BEGIN
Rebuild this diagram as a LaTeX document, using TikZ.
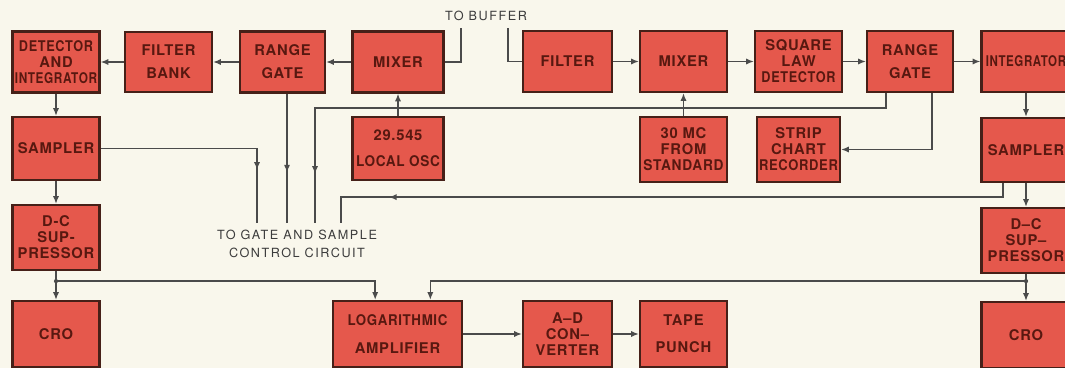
\documentclass[tikz,border=0pt]{standalone}
\usepackage{graphicx}
\usepackage{fontspec}
\setsansfont{TeX Gyre Heros}
\newfontfamily\boxfont[LetterSpace=5]{TeX Gyre Heros}
\newfontfamily\notefont[LetterSpace=12]{TeX Gyre Heros}
\usetikzlibrary{arrows.meta,positioning,calc,decorations.markings}

\definecolor{paper}{RGB}{249,247,236}
\definecolor{boxred}{RGB}{229,88,76}
\definecolor{boxedge}{RGB}{70,32,24}
\definecolor{boxtext}{RGB}{88,24,16}
\definecolor{wiregray}{RGB}{75,75,75}
\definecolor{notegray}{RGB}{60,60,60}
\newcommand\squeeze[2][0.86]{\scalebox{#1}[1]{#2}}

\begin{document}
\begin{tikzpicture}[x=0.025cm,y=-0.025cm,
  blk/.style={draw=boxedge,line width=1.6pt,fill=boxred,text=boxtext,align=center,
    font=\boxfont\bfseries\fontsize{10.5}{11.4}\selectfont,inner sep=0pt},
  wire/.style={draw=wiregray,line width=1pt},
  msg/.style={wire,-{Latex[length=5.5pt,width=4.4pt]}},
  mid/.style={wire,postaction={decorate},
    decoration={markings,mark=at position #1 with {\arrow{Latex[length=5.5pt,width=4.4pt]}}}},
  note/.style={text=notegray,align=center,font=\notefont\fontsize{9}{13}\selectfont},
]
  \useasboundingbox (0,0) rectangle (1065,368);
  \clip (0,0) rectangle (1065,368);
  \fill[paper] (0,0) rectangle (1065,368);

  % blocks
  \foreach \n/\x/\y/\w/\h/\t in {
      det/56/62/87/61/{\squeeze{DETECTOR}\\AND\\\squeeze[0.8]{INTEGRATOR}},
      fbank/168.5/62/87/60/{FILTER\\[5pt]BANK},
      rgl/282.5/62/85/61/{RANGE\\[5pt]GATE},
      mixl/398/62/91/61/{MIXER},
      oscl/398/148.5/91/63/{29.545\\[7pt]\squeeze[0.92]{LOCAL OSC}},
      sampl/56/148.5/87/63/{SAMPLER},
      dcl/56/237.5/87/65/{D-C\\SUP-\\PRESSOR},
      crol/56/334/87/66/{CRO},
      log/397.5/334/129/66/{\squeeze[0.9]{LOGARITHMIC}\\[8pt]AMPLIFIER},
      adc/567.5/334/89/66/{A\textendash D\\CON\textendash\\VERTER},
      tape/683.5/334/87/66/{TAPE\\[8pt]PUNCH},
      filt/567.5/61.5/89/61/{FILTER},
      mixr/683.5/61.5/87/61/{MIXER},
      sqd/798.5/61.5/87/61/{SQUARE\\LAW\\\squeeze{DETECTOR}},
      rgr/910/61.5/86/61/{RANGE\\[5pt]GATE},
      integ/1026/61.5/89/61/{\squeeze[0.78]{INTEGRATOR}},
      mc/683.5/149.5/87/65/{30 MC\\FROM\\\squeeze[0.93]{STANDARD}},
      strip/798.5/149.5/83/65/{STRIP\\CHART\\\squeeze[0.88]{RECORDER}},
      sampr/1026/150/89/64/{SAMPLER},
      dcr/1026/240.5/89/65/{D\textendash C\\SUP\textendash\\PRESSOR},
      cror/1026/335/89/66/{CRO}} {
    \node[blk,minimum width=\w*0.025cm,minimum height=\h*0.025cm] (\n) at (\x,\y) {\t};
  }

  % labels and free ends
  \node[note] (buf) at (486,16) {TO BUFFER};
  \node[note] (ctl) at (297,244) {TO GATE AND SAMPLE\\CONTROL CIRCUIT};
  \coordinate (bufl) at (461,28);
  \coordinate (bufr) at (508,28);
  \foreach \i/\x in {1/257,2/287,3/315,4/341}
    \coordinate (g\i) at (\x,223);
  \coordinate (jl) at ($(dcl.south)+(0,10)$);
  \coordinate (jr) at ($(dcr.south)+(0,7)$);

  % left chain
  \draw[msg] (mixl) -- (rgl);
  \draw[msg] (rgl) -- (fbank);
  \draw[msg] (fbank) -- (det);
  \draw[msg] (det) -- (sampl);
  \draw[msg] (sampl) -- (dcl);
  \draw[msg] (dcl) -- (crol);
  \draw[msg] (oscl) -- (mixl);
  \draw[wire] (mixl.east) -| (bufl);

  % right chain
  \draw[wire] (bufr) |- (filt.west);
  \draw[msg] (filt) -- (mixr);
  \draw[msg] (mixr) -- (sqd);
  \draw[msg] (sqd) -- (rgr);
  \draw[msg] (rgr) -- (integ);
  \draw[msg] (mc) -- (mixr);
  \draw[msg] (integ) -- (sampr);
  \draw[msg] (sampr) -- (dcr);
  \draw[msg] (dcr) -- (cror);
  \draw[msg] ($(rgr.south west)!0.75!(rgr.south east)$) |- (strip.east);

  % to gate and sample control
  \draw[mid=0.77] (sampl.east) -| (g1);
  \draw[mid=0.61] (rgl.south -| g2) -- (g2);
  \draw[mid=0.93] ($(rgr.south west)!0.23!(rgr.south east)$) -- ++(0,15) -| (g3);
  \draw[mid=0.895] ($(sampr.south west)!0.25!(sampr.south east)$) -- ++(0,14) -| (g4);

  % to log amplifier
  \draw[msg] (jl) -| ($(log.north west)!0.33!(log.north east)$);
  \draw[msg] (jr) -| ($(log.north west)!0.75!(log.north east)$);
  \fill[wiregray] (jl) circle (1.5pt) (jr) circle (1.5pt);
  \draw[msg] (log) -- (adc);
  \draw[msg] (adc) -- (tape);
\end{tikzpicture}
\end{document}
END
* [EXERCISE DESCRIPTION]:
The data should be printed again unchanged; leave its pictures out.

* [REPLY TO THE TASK]:
Rebuild this diagram as a LaTeX document, using TikZ.
\documentclass[tikz,border=0pt]{standalone}
\usepackage{graphicx}
\usepackage{fontspec}
\setsansfont{TeX Gyre Heros}
\newfontfamily\boxfont[LetterSpace=5]{TeX Gyre Heros}
\newfontfamily\notefont[LetterSpace=12]{TeX Gyre Heros}
\usetikzlibrary{arrows.meta,positioning,calc,decorations.markings}

\definecolor{paper}{RGB}{249,247,236}
\definecolor{boxred}{RGB}{229,88,76}
\definecolor{boxedge}{RGB}{70,32,24}
\definecolor{boxtext}{RGB}{88,24,16}
\definecolor{wiregray}{RGB}{75,75,75}
\definecolor{notegray}{RGB}{60,60,60}
\newcommand\squeeze[2][0.86]{\scalebox{#1}[1]{#2}}

\begin{document}
\begin{tikzpicture}[x=0.025cm,y=-0.025cm,
  blk/.style={draw=boxedge,line width=1.6pt,fill=boxred,text=boxtext,align=center,
    font=\boxfont\bfseries\fontsize{10.5}{11.4}\selectfont,inner sep=0pt},
  wire/.style={draw=wiregray,line width=1pt},
  msg/.style={wire,-{Latex[length=5.5pt,width=4.4pt]}},
  mid/.style={wire,postaction={decorate},
    decoration={markings,mark=at position #1 with {\arrow{Latex[length=5.5pt,width=4.4pt]}}}},
  note/.style={text=notegray,align=center,font=\notefont\fontsize{9}{13}\selectfont},
]
  \useasboundingbox (0,0) rectangle (1065,368);
  \clip (0,0) rectangle (1065,368);
  \fill[paper] (0,0) rectangle (1065,368);

  % blocks
  \foreach \n/\x/\y/\w/\h/\t in {
      det/56/62/87/61/{\squeeze{DETECTOR}\\AND\\\squeeze[0.8]{INTEGRATOR}},
      fbank/168.5/62/87/60/{FILTER\\[5pt]BANK},
      rgl/282.5/62/85/61/{RANGE\\[5pt]GATE},
      mixl/398/62/91/61/{MIXER},
      oscl/398/148.5/91/63/{29.545\\[7pt]\squeeze[0.92]{LOCAL OSC}},
      sampl/56/148.5/87/63/{SAMPLER},
      dcl/56/237.5/87/65/{D-C\\SUP-\\PRESSOR},
      crol/56/334/87/66/{CRO},
      log/397.5/334/129/66/{\squeeze[0.9]{LOGARITHMIC}\\[8pt]AMPLIFIER},
      adc/567.5/334/89/66/{A\textendash D\\CON\textendash\\VERTER},
      tape/683.5/334/87/66/{TAPE\\[8pt]PUNCH},
      filt/567.5/61.5/89/61/{FILTER},
      mixr/683.5/61.5/87/61/{MIXER},
      sqd/798.5/61.5/87/61/{SQUARE\\LAW\\\squeeze{DETECTOR}},
      rgr/910/61.5/86/61/{RANGE\\[5pt]GATE},
      integ/1026/61.5/89/61/{\squeeze[0.78]{INTEGRATOR}},
      mc/683.5/149.5/87/65/{30 MC\\FROM\\\squeeze[0.93]{STANDARD}},
      strip/798.5/149.5/83/65/{STRIP\\CHART\\\squeeze[0.88]{RECORDER}},
      sampr/1026/150/89/64/{SAMPLER},
      dcr/1026/240.5/89/65/{D\textendash C\\SUP\textendash\\PRESSOR},
      cror/1026/335/89/66/{CRO}} {
    \node[blk,minimum width=\w*0.025cm,minimum height=\h*0.025cm] (\n) at (\x,\y) {\t};
  }

  % labels and free ends
  \node[note] (buf) at (486,16) {TO BUFFER};
  \node[note] (ctl) at (297,244) {TO GATE AND SAMPLE\\CONTROL CIRCUIT};
  \coordinate (bufl) at (461,28);
  \coordinate (bufr) at (508,28);
  \foreach \i/\x in {1/257,2/287,3/315,4/341}
    \coordinate (g\i) at (\x,223);
  \coordinate (jl) at ($(dcl.south)+(0,10)$);
  \coordinate (jr) at ($(dcr.south)+(0,7)$);

  % left chain
  \draw[msg] (mixl) -- (rgl);
  \draw[msg] (rgl) -- (fbank);
  \draw[msg] (fbank) -- (det);
  \draw[msg] (det) -- (sampl);
  \draw[msg] (sampl) -- (dcl);
  \draw[msg] (dcl) -- (crol);
  \draw[msg] (oscl) -- (mixl);
  \draw[wire] (mixl.east) -| (bufl);

  % right chain
  \draw[wire] (bufr) |- (filt.west);
  \draw[msg] (filt) -- (mixr);
  \draw[msg] (mixr) -- (sqd);
  \draw[msg] (sqd) -- (rgr);
  \draw[msg] (rgr) -- (integ);
  \draw[msg] (mc) -- (mixr);
  \draw[msg] (integ) -- (sampr);
  \draw[msg] (sampr) -- (dcr);
  \draw[msg] (dcr) -- (cror);
  \draw[msg] ($(rgr.south west)!0.75!(rgr.south east)$) |- (strip.east);

  % to gate and sample control
  \draw[mid=0.77] (sampl.east) -| (g1);
  \draw[mid=0.61] (rgl.south -| g2) -- (g2);
  \draw[mid=0.93] ($(rgr.south west)!0.23!(rgr.south east)$) -- ++(0,15) -| (g3);
  \draw[mid=0.895] ($(sampr.south west)!0.25!(sampr.south east)$) -- ++(0,14) -| (g4);

  % to log amplifier
  \draw[msg] (jl) -| ($(log.north west)!0.33!(log.north east)$);
  \draw[msg] (jr) -| ($(log.north west)!0.75!(log.north east)$);
  \fill[wiregray] (jl) circle (1.5pt) (jr) circle (1.5pt);
  \draw[msg] (log) -- (adc);
  \draw[msg] (adc) -- (tape);
\end{tikzpicture}
\end{document}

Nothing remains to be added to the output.